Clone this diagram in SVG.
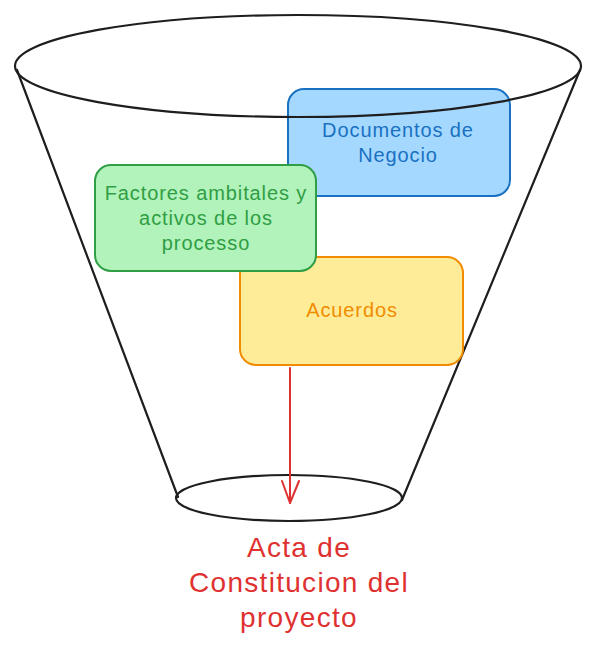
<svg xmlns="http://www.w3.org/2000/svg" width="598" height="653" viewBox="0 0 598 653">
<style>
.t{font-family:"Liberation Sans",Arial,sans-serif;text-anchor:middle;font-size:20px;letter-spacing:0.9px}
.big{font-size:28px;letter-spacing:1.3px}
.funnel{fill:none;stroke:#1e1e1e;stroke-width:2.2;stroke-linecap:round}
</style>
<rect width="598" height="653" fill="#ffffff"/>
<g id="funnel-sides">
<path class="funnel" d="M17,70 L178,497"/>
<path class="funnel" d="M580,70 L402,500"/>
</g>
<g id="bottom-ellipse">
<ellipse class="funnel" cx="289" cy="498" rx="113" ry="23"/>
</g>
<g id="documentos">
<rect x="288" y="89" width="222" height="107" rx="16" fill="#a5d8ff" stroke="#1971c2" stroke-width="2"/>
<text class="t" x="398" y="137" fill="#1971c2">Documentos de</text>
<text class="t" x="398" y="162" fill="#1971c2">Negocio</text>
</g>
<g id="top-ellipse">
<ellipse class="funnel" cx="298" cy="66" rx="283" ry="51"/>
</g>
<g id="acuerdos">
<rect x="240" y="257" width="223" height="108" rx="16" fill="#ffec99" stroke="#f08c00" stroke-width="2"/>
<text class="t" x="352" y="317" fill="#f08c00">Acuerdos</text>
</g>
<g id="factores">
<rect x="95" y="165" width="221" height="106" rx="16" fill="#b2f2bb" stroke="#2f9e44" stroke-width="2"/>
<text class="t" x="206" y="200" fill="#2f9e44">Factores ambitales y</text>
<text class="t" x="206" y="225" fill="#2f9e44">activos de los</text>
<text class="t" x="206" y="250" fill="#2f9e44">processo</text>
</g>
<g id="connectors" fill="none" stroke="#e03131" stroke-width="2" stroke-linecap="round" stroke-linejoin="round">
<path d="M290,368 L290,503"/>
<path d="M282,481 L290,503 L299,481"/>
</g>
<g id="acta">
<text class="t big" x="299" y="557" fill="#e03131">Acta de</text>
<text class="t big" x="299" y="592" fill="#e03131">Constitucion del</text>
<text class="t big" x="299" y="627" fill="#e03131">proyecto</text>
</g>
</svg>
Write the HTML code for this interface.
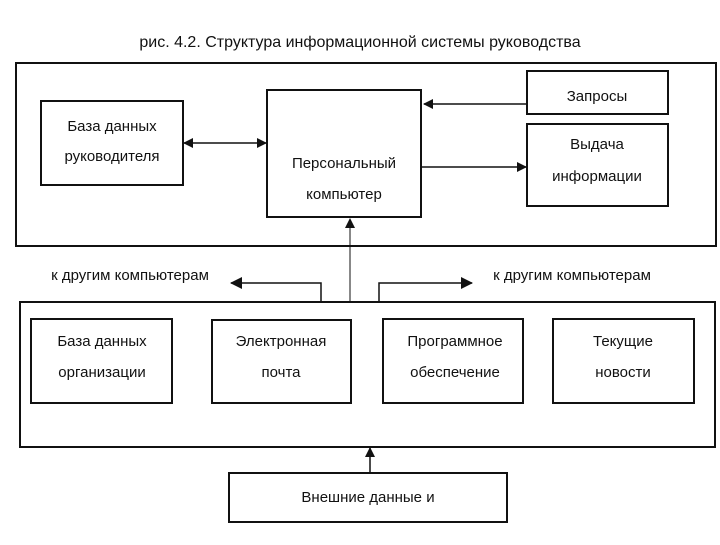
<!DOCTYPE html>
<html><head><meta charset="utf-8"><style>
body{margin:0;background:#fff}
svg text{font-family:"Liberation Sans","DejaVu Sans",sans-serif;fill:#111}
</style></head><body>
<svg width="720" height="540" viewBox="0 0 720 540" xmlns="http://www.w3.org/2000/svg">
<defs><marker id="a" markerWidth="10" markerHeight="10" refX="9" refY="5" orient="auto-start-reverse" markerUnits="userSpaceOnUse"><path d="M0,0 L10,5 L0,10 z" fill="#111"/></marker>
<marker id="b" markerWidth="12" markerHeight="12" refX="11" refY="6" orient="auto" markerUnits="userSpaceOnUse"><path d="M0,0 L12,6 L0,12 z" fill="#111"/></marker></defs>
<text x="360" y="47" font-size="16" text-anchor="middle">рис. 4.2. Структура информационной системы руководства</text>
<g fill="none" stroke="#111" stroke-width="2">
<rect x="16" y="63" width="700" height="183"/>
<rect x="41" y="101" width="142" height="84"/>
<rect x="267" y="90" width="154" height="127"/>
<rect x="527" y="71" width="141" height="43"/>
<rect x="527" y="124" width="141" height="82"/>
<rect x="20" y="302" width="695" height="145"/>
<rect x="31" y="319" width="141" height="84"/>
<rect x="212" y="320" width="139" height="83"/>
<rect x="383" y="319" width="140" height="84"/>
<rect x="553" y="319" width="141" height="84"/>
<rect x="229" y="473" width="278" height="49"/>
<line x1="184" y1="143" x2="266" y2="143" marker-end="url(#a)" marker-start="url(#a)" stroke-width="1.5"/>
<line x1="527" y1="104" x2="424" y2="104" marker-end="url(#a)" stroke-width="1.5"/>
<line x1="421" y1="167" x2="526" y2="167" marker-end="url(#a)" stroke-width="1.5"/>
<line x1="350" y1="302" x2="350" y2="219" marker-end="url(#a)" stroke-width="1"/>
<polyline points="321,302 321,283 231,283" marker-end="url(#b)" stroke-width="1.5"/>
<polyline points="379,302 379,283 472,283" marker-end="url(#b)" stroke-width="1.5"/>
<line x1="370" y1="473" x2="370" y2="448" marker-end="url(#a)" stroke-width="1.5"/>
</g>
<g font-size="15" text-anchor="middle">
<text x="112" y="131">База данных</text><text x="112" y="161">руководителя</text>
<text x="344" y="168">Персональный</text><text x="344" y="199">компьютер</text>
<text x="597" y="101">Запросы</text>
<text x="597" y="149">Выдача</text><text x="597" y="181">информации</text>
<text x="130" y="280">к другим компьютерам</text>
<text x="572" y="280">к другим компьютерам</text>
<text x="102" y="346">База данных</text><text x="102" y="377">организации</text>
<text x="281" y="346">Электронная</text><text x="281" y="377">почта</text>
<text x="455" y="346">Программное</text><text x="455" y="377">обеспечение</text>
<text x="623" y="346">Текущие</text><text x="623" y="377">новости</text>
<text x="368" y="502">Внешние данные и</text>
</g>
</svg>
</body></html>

**What is being asked**
Repeat the data in full and exactly. Omit pictures.

**Answer to the task**
Clone this diagram in SVG.
<svg xmlns="http://www.w3.org/2000/svg" width="598" height="653" viewBox="0 0 598 653">
<style>
.t{font-family:"Liberation Sans",Arial,sans-serif;text-anchor:middle;font-size:20px;letter-spacing:0.9px}
.big{font-size:28px;letter-spacing:1.3px}
.funnel{fill:none;stroke:#1e1e1e;stroke-width:2.2;stroke-linecap:round}
</style>
<rect width="598" height="653" fill="#ffffff"/>
<g id="funnel-sides">
<path class="funnel" d="M17,70 L178,497"/>
<path class="funnel" d="M580,70 L402,500"/>
</g>
<g id="bottom-ellipse">
<ellipse class="funnel" cx="289" cy="498" rx="113" ry="23"/>
</g>
<g id="documentos">
<rect x="288" y="89" width="222" height="107" rx="16" fill="#a5d8ff" stroke="#1971c2" stroke-width="2"/>
<text class="t" x="398" y="137" fill="#1971c2">Documentos de</text>
<text class="t" x="398" y="162" fill="#1971c2">Negocio</text>
</g>
<g id="top-ellipse">
<ellipse class="funnel" cx="298" cy="66" rx="283" ry="51"/>
</g>
<g id="acuerdos">
<rect x="240" y="257" width="223" height="108" rx="16" fill="#ffec99" stroke="#f08c00" stroke-width="2"/>
<text class="t" x="352" y="317" fill="#f08c00">Acuerdos</text>
</g>
<g id="factores">
<rect x="95" y="165" width="221" height="106" rx="16" fill="#b2f2bb" stroke="#2f9e44" stroke-width="2"/>
<text class="t" x="206" y="200" fill="#2f9e44">Factores ambitales y</text>
<text class="t" x="206" y="225" fill="#2f9e44">activos de los</text>
<text class="t" x="206" y="250" fill="#2f9e44">processo</text>
</g>
<g id="connectors" fill="none" stroke="#e03131" stroke-width="2" stroke-linecap="round" stroke-linejoin="round">
<path d="M290,368 L290,503"/>
<path d="M282,481 L290,503 L299,481"/>
</g>
<g id="acta">
<text class="t big" x="299" y="557" fill="#e03131">Acta de</text>
<text class="t big" x="299" y="592" fill="#e03131">Constitucion del</text>
<text class="t big" x="299" y="627" fill="#e03131">proyecto</text>
</g>
</svg>
Write the HTML code for this interface.
<!DOCTYPE html>
<html><head><meta charset="utf-8"><style>
body{margin:0;background:#fff}
svg text{font-family:"Liberation Sans","DejaVu Sans",sans-serif;fill:#111}
</style></head><body>
<svg width="720" height="540" viewBox="0 0 720 540" xmlns="http://www.w3.org/2000/svg">
<defs><marker id="a" markerWidth="10" markerHeight="10" refX="9" refY="5" orient="auto-start-reverse" markerUnits="userSpaceOnUse"><path d="M0,0 L10,5 L0,10 z" fill="#111"/></marker>
<marker id="b" markerWidth="12" markerHeight="12" refX="11" refY="6" orient="auto" markerUnits="userSpaceOnUse"><path d="M0,0 L12,6 L0,12 z" fill="#111"/></marker></defs>
<text x="360" y="47" font-size="16" text-anchor="middle">рис. 4.2. Структура информационной системы руководства</text>
<g fill="none" stroke="#111" stroke-width="2">
<rect x="16" y="63" width="700" height="183"/>
<rect x="41" y="101" width="142" height="84"/>
<rect x="267" y="90" width="154" height="127"/>
<rect x="527" y="71" width="141" height="43"/>
<rect x="527" y="124" width="141" height="82"/>
<rect x="20" y="302" width="695" height="145"/>
<rect x="31" y="319" width="141" height="84"/>
<rect x="212" y="320" width="139" height="83"/>
<rect x="383" y="319" width="140" height="84"/>
<rect x="553" y="319" width="141" height="84"/>
<rect x="229" y="473" width="278" height="49"/>
<line x1="184" y1="143" x2="266" y2="143" marker-end="url(#a)" marker-start="url(#a)" stroke-width="1.5"/>
<line x1="527" y1="104" x2="424" y2="104" marker-end="url(#a)" stroke-width="1.5"/>
<line x1="421" y1="167" x2="526" y2="167" marker-end="url(#a)" stroke-width="1.5"/>
<line x1="350" y1="302" x2="350" y2="219" marker-end="url(#a)" stroke-width="1"/>
<polyline points="321,302 321,283 231,283" marker-end="url(#b)" stroke-width="1.5"/>
<polyline points="379,302 379,283 472,283" marker-end="url(#b)" stroke-width="1.5"/>
<line x1="370" y1="473" x2="370" y2="448" marker-end="url(#a)" stroke-width="1.5"/>
</g>
<g font-size="15" text-anchor="middle">
<text x="112" y="131">База данных</text><text x="112" y="161">руководителя</text>
<text x="344" y="168">Персональный</text><text x="344" y="199">компьютер</text>
<text x="597" y="101">Запросы</text>
<text x="597" y="149">Выдача</text><text x="597" y="181">информации</text>
<text x="130" y="280">к другим компьютерам</text>
<text x="572" y="280">к другим компьютерам</text>
<text x="102" y="346">База данных</text><text x="102" y="377">организации</text>
<text x="281" y="346">Электронная</text><text x="281" y="377">почта</text>
<text x="455" y="346">Программное</text><text x="455" y="377">обеспечение</text>
<text x="623" y="346">Текущие</text><text x="623" y="377">новости</text>
<text x="368" y="502">Внешние данные и</text>
</g>
</svg>
</body></html>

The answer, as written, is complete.